■ **Data lines**:
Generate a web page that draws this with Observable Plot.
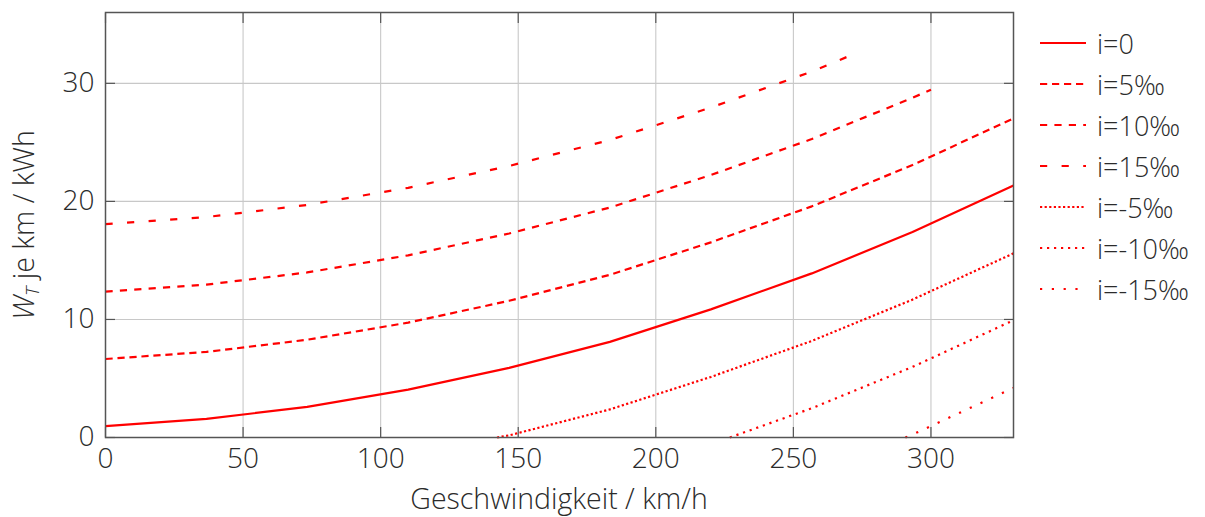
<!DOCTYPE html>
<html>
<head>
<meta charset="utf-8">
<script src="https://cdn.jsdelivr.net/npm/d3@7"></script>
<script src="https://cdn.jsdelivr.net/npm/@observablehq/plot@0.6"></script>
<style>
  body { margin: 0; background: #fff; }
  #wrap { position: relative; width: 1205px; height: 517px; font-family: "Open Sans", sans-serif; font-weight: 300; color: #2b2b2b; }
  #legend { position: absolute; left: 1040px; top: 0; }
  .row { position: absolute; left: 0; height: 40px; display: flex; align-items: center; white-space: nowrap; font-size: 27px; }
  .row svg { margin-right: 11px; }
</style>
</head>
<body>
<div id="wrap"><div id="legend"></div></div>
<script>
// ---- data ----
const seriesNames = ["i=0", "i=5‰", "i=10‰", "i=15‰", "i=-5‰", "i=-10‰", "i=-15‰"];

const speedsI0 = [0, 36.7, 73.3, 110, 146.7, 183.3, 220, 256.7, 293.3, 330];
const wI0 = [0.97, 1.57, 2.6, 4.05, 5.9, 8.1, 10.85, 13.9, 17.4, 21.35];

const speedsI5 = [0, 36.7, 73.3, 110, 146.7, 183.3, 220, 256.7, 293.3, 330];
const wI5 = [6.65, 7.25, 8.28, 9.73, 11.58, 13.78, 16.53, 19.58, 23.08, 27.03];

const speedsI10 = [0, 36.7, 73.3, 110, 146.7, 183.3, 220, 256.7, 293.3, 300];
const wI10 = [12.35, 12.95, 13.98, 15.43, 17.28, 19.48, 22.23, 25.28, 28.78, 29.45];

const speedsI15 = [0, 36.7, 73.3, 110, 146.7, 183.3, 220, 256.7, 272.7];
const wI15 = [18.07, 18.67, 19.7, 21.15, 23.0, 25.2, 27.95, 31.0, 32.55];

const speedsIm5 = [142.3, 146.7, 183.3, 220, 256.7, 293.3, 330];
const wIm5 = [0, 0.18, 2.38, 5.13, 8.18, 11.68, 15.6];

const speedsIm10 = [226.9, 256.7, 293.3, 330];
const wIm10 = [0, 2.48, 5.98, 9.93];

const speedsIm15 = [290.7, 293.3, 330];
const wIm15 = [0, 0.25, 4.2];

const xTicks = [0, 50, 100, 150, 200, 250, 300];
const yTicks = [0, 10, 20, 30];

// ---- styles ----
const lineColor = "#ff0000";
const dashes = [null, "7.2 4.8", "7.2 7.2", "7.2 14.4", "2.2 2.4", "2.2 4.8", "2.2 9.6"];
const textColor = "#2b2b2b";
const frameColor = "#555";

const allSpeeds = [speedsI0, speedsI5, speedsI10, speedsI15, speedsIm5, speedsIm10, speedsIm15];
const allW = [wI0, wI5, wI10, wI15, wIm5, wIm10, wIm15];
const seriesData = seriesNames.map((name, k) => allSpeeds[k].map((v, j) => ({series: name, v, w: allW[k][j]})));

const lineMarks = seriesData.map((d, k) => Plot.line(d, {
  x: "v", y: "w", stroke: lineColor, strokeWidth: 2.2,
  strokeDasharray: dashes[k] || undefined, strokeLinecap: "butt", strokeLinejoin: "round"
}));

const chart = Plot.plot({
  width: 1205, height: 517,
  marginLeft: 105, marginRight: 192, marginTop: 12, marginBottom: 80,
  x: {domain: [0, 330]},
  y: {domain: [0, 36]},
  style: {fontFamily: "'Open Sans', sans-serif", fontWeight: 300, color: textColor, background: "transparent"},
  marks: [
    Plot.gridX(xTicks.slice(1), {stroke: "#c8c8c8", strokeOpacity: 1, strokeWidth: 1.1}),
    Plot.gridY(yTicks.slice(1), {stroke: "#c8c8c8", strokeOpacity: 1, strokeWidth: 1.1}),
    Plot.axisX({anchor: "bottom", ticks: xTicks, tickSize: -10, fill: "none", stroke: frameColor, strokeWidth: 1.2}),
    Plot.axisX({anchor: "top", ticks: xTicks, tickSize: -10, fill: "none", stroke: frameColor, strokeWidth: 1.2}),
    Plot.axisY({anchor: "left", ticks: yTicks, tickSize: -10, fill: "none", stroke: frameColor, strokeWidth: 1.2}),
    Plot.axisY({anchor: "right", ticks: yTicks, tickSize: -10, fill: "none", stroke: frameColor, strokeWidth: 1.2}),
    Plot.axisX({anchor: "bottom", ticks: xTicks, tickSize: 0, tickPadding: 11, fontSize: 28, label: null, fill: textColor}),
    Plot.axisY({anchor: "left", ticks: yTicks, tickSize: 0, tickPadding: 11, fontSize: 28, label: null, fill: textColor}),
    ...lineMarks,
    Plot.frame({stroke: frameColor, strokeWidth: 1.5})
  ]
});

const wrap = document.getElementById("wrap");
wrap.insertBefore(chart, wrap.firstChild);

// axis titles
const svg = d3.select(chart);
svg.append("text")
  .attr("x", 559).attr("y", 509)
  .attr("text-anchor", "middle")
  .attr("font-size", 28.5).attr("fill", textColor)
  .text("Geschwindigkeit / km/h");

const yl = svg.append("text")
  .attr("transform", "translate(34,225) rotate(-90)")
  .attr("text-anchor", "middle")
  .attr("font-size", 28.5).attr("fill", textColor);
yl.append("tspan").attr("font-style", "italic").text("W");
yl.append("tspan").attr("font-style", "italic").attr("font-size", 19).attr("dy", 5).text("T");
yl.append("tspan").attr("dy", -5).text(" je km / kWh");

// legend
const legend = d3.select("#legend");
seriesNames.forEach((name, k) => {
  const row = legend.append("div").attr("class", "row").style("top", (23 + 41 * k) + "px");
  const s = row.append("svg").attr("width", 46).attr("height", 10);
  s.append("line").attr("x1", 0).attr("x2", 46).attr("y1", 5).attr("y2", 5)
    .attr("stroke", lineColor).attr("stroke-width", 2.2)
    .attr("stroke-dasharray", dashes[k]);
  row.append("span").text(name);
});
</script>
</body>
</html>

■ **Work required**:
Repeat the lines exactly as they stand, from the opening line of the data through the line with "19.58, 23.08, 27.03];". Pictures stay out of the copy.

■ **Final result**:
Generate a web page that draws this with Observable Plot.
<!DOCTYPE html>
<html>
<head>
<meta charset="utf-8">
<script src="https://cdn.jsdelivr.net/npm/d3@7"></script>
<script src="https://cdn.jsdelivr.net/npm/@observablehq/plot@0.6"></script>
<style>
  body { margin: 0; background: #fff; }
  #wrap { position: relative; width: 1205px; height: 517px; font-family: "Open Sans", sans-serif; font-weight: 300; color: #2b2b2b; }
  #legend { position: absolute; left: 1040px; top: 0; }
  .row { position: absolute; left: 0; height: 40px; display: flex; align-items: center; white-space: nowrap; font-size: 27px; }
  .row svg { margin-right: 11px; }
</style>
</head>
<body>
<div id="wrap"><div id="legend"></div></div>
<script>
// ---- data ----
const seriesNames = ["i=0", "i=5‰", "i=10‰", "i=15‰", "i=-5‰", "i=-10‰", "i=-15‰"];

const speedsI0 = [0, 36.7, 73.3, 110, 146.7, 183.3, 220, 256.7, 293.3, 330];
const wI0 = [0.97, 1.57, 2.6, 4.05, 5.9, 8.1, 10.85, 13.9, 17.4, 21.35];

const speedsI5 = [0, 36.7, 73.3, 110, 146.7, 183.3, 220, 256.7, 293.3, 330];
const wI5 = [6.65, 7.25, 8.28, 9.73, 11.58, 13.78, 16.53, 19.58, 23.08, 27.03];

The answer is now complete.